Charles Schumer, the Democratic Senate majority leader who Reid handpicked to succeed him, paid tribute to the Nevada senator as “one of the most amazing individuals I have ever met”.

“He was tough-as-nails strong, but caring and compassionate, and always went out of his way quietly to help people who needed help,” Schumer said in a statement. “He was a boxer who came from humble origins, but he never forgot where he came from and used those boxing instincts to fearlessly fight those who were hurting the poor and the middle class.”

Born on December 2 1939, Reid grew up in the small town of Searchlight, Nevada, the third of four children. An amateur boxer in his youth, Reid met his future wife in high school, and they eloped in 1959.

He graduated from Utah State University and earned a law degree from George Washington University, before returning to Nevada to embark on a career in local politics. He was first elected to Congress in 1982.

Steve Sisolak, the Democratic governor of Nevada, called Reid a “mentor” and a “father figure”, adding: “There will never be another leader like him.”

A soft-spoken but often polarising figure, Reid was a political kingmaker in Nevada, where he invested time and energy in building a Democratic party operation that succeeded in winning several closely-fought races in recent years — including his own final bid in 2010.

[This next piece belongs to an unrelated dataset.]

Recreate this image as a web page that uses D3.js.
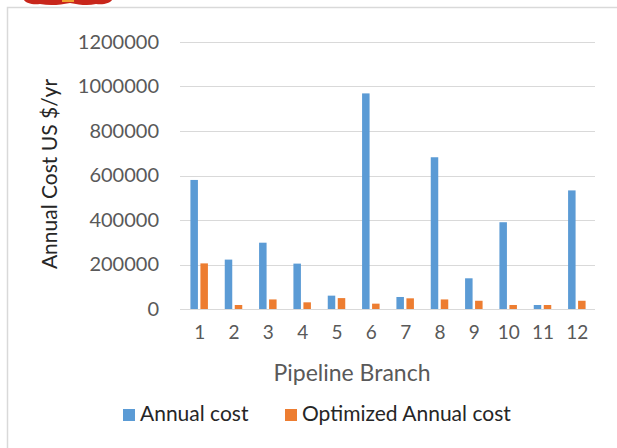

Reid did not seek re-election in 2016 after sustaining serious injuries in an exercise accident that left him blind in one eye.

In a farewell speech to Congress, Reid reflected on his path from boyhood poverty to the halls of power in Washington, saying: “I didn’t make it in life because of my athletic prowess. I didn’t make it because of my good looks. I didn’t make it because I am a genius. I made it because I worked hard.”

“I tell everyone, whatever you want to try to do, make sure you work as hard as you can to try to do what you want to do,” the lawmaker added. “I believe that is a lesson for everyone.”